# State sponsored terror



## notimp (Nov 28, 2020)

Here is your 'middle east peace deal' under Trump:

Israel killer commando walzed into Iran. Stopped a car. Blew it up. Then had agents go in for a spot check peppering the remains with automatic rifle fire.

In Iran. On the streets. In open daylight.

Irans statement is "US does want to provoke us to go to war - for the 10th time". Just so they can remain defensive, and still save face.

Israel refuses to comment.

US refuses to comment.

https://www.dw.com/en/iran-top-nuclear-scientist-assassinated-says-state-media/a-55751883

Ah - pax americana.

This stuff happens, when you dont hold your government accountable for killing iranian generals with drones, in the day, on the open street, while visiting another country, and no american is even remotely interested.

Do it with more bravado. At day. In the streets of another country. stoping a vehicle. Killing a man and his bodyguards. Then have a memory laps, as soon as someone asks you questions about it. TERRORIZE another state, why dont you?

edit: I added a few more emotional paragraphs, after receiving the like.


----------



## elk1007 (Nov 28, 2020)

The Iranian Military commented that the scientist "achieved the high status of martyrdom after years of effort and struggle".

Sounds like Iran wants a reason to fight.


----------



## Taleweaver (Nov 28, 2020)

Sorry, but I 'm not convinced. Your sources say at best that there are _indications_ of Israeli influence. Nothing of Israeli government, let alone anything about the USA.

I obviously feel sorry for the relatives and get the anger (getting shot in the streets in men daylight?), but you're drawing conclusions way to fast there.


----------



## notimp (Nov 28, 2020)

elk1007 said:


> The Iranian Military commented that the scientist "achieved the high status of martyrdom after years of effort and struggle".
> 
> Sounds like Iran wants a reason to fight.

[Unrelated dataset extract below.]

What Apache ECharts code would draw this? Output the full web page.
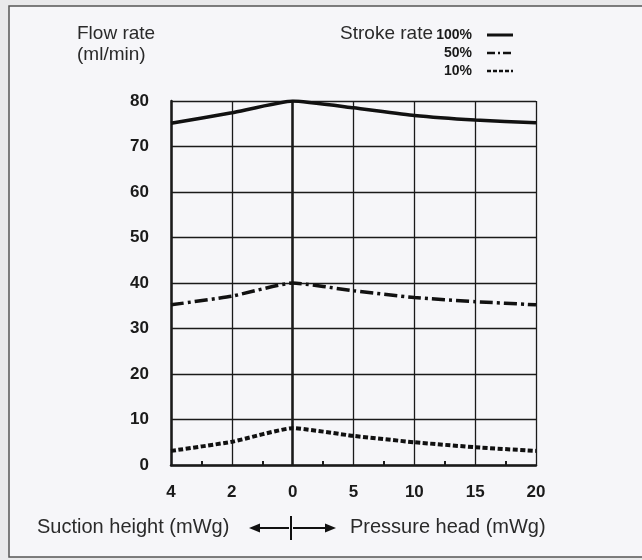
<!DOCTYPE html>
<html>
<head>
<meta charset="utf-8">
<script src="https://cdn.jsdelivr.net/npm/echarts@6/dist/echarts.min.js"></script>
<style>
html,body{margin:0;padding:0;background:#e9e9eb;}
#c{width:642px;height:560px;}
</style>
</head>
<body>
<div id="c"></div>
<script>
// x positions: suction height 4,2,0 then pressure head 5,10,15,20 (mWg)
var xTickLabels = ['4', '2', '0', '5', '10', '15', '20'];
var yTickValues = [0, 10, 20, 30, 40, 50, 60, 70, 80];
var stroke100 = [75.1, 77.4, 80.0, 78.5, 76.8, 75.8, 75.2];
var stroke50  = [35.2, 37.1, 40.0, 38.3, 36.8, 35.9, 35.2];
var stroke10  = [3.1, 5.1, 8.1, 6.4, 5.0, 3.9, 3.1];
var seriesNames = ['100%', '50%', '10%'];

function toPairs(arr){ return arr.map(function(v,i){ return [i, v]; }); }

var chart = echarts.init(document.getElementById('c'), null, {renderer:'canvas'});
var ink = '#1a1a1a';
var txt = '#2a2a2a';
var fontFam = '"Liberation Sans", Arial, Helvetica, sans-serif';

function label(x, y, text, font, align, color){
  return {type: 'text', x: x, y: y,
    style: {text: text, font: font, fill: color || txt, textAlign: align || 'left', textVerticalAlign: 'middle'}};
}

var option = {
  backgroundColor: 'transparent',
  animation: false,
  grid: {left: 171, top: 101, width: 365, height: 364, containLabel: false},
  xAxis: {
    type: 'value', min: 0, max: 6, interval: 1,
    axisLine: {show: true, onZero: false, lineStyle: {color: ink, width: 2.5}},
    axisTick: {show: false, inside: true},
    minorTick: {show: true, splitNumber: 2, length: 4, lineStyle: {color: ink, width: 2}},
    splitLine: {show: true, lineStyle: {color: ink, width: 1.3}},
    axisLabel: {
      margin: 19, color: ink, fontFamily: fontFam, fontWeight: 'bold', fontSize: 17,
      formatter: function(v){ return xTickLabels[Math.round(v)]; }
    }
  },
  yAxis: {
    type: 'value', min: yTickValues[0], max: yTickValues[yTickValues.length-1], interval: 10,
    axisLine: {show: true, lineStyle: {color: ink, width: 2.5}},
    axisTick: {show: false},
    splitLine: {show: true, lineStyle: {color: ink, width: 1.3}},
    axisLabel: {margin: 22, color: ink, fontFamily: fontFam, fontWeight: 'bold', fontSize: 17}
  },
  series: [
    {
      name: seriesNames[0], type: 'line', data: toPairs(stroke100), symbol: 'none', smooth: 0.15,
      lineStyle: {color: '#111', width: 3.5, type: 'solid'}, z: 5,
      markLine: {
        silent: true, symbol: 'none', label: {show: false},
        lineStyle: {color: ink, width: 2.5, type: 'solid'},
        data: [{xAxis: 2}]
      }
    },
    {
      name: seriesNames[1], type: 'line', data: toPairs(stroke50), symbol: 'none', smooth: 0.15,
      lineStyle: {color: '#111', width: 3.5, type: [13, 4, 3, 4]}, z: 5
    },
    {
      name: seriesNames[2], type: 'line', data: toPairs(stroke10), symbol: 'none', smooth: 0.15,
      lineStyle: {color: '#111', width: 4, type: [5, 2.5]}, z: 5
    }
  ],
  graphic: [
    {type: 'rect', z: -10, shape: {x: 9, y: 6, width: 650, height: 551},
     style: {fill: '#f6f6f9', stroke: '#555', lineWidth: 1.5}},
    label(77, 34, 'Flow rate', '19px ' + fontFam),
    label(77, 55, '(ml/min)', '19px ' + fontFam),
    label(433, 34, 'Stroke rate', '19px ' + fontFam, 'right'),
    label(472, 35, seriesNames[0], 'bold 14px ' + fontFam, 'right', ink),
    label(472, 53, seriesNames[1], 'bold 14px ' + fontFam, 'right', ink),
    label(472, 71, seriesNames[2], 'bold 14px ' + fontFam, 'right', ink),
    {type: 'line', shape: {x1: 487, y1: 35, x2: 513, y2: 35}, style: {stroke: '#111', lineWidth: 3}},
    {type: 'line', shape: {x1: 487, y1: 53, x2: 513, y2: 53}, style: {stroke: '#111', lineWidth: 2.5, lineDash: [8, 3, 2, 3]}},
    {type: 'line', shape: {x1: 487, y1: 71, x2: 513, y2: 71}, style: {stroke: '#111', lineWidth: 2.5, lineDash: [4, 2]}},
    label(37, 527, 'Suction height (mWg)', '20px ' + fontFam),
    label(350, 527, 'Pressure head (mWg)', '20px ' + fontFam),
    {type: 'line', shape: {x1: 256, y1: 528, x2: 289, y2: 528}, style: {stroke: '#111', lineWidth: 2}},
    {type: 'line', shape: {x1: 293, y1: 528, x2: 328, y2: 528}, style: {stroke: '#111', lineWidth: 2}},
    {type: 'line', shape: {x1: 291, y1: 516, x2: 291, y2: 540}, style: {stroke: '#111', lineWidth: 2}},
    {type: 'polygon', shape: {points: [[249, 528], [260, 523.5], [260, 532.5]]}, style: {fill: '#111'}},
    {type: 'polygon', shape: {points: [[336, 528], [325, 523.5], [325, 532.5]]}, style: {fill: '#111'}}
  ]
};
chart.setOption(option);
</script>
</body>
</html>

No, thats their internal appeasement for the common folks.

They spun up a religious society, with quasi 'prophets to the gods' religious leaders, and now have to explain to the common folks, why they dont attack the infidel, with god on their side.

Its not like you could map their PR to the one you are getting ("we spread peace and democracy all over the world"), they get a different one.

You use 'communism' for no reason, they praise 'martyrdom' for no reason. Same difference, different language.

Diplomatic language (on this case) is different and doesnt use those 'themes'.

But then, you dont get the diplomatic sectors loaddown reading the Trump Twitter account either. You get - repeat with me - Public Relations material (PR).


----------



## spotanjo3 (Nov 28, 2020)

Simple: there is no peace. The wars are here to stay as long as human exists. Hate is the reason. Most human are DUMB! They don't know what peace and love are. Sad.


----------



## notimp (Nov 28, 2020)

Here is your lesson for today:



> The last question I want to put forward relates to the reasons for launching a global war on terror. Why is the war continued after Afghanistan? Of course, combating a threat and trying to gain domestic support are reasons for the war. But we should also consider America’s need for finding an enemy. America has some particular need for finding an enemy.





> After the collapse of the Soviet Union this need for an enemy was illustrated by the debate whether pan-Islamic fundamentalism or aggressive Chinese nationalism would now rival Western democratic liberal capitalism. We need to ask why America needs an enemy and what Europe’s role should be in that context. Dr. Reynolds’ suggestion that Europe should act as a “yes, but” force, i.e., as a restraining or guiding force for America seems to me very useful in this respect.



src: https://www.koerber-stiftung.de/fil...fer-gespraechskreis/pdf/import/bnd_124_en.pdf

You look up who the Koerber Stiftung (Körber Foundation) is yourselves.


----------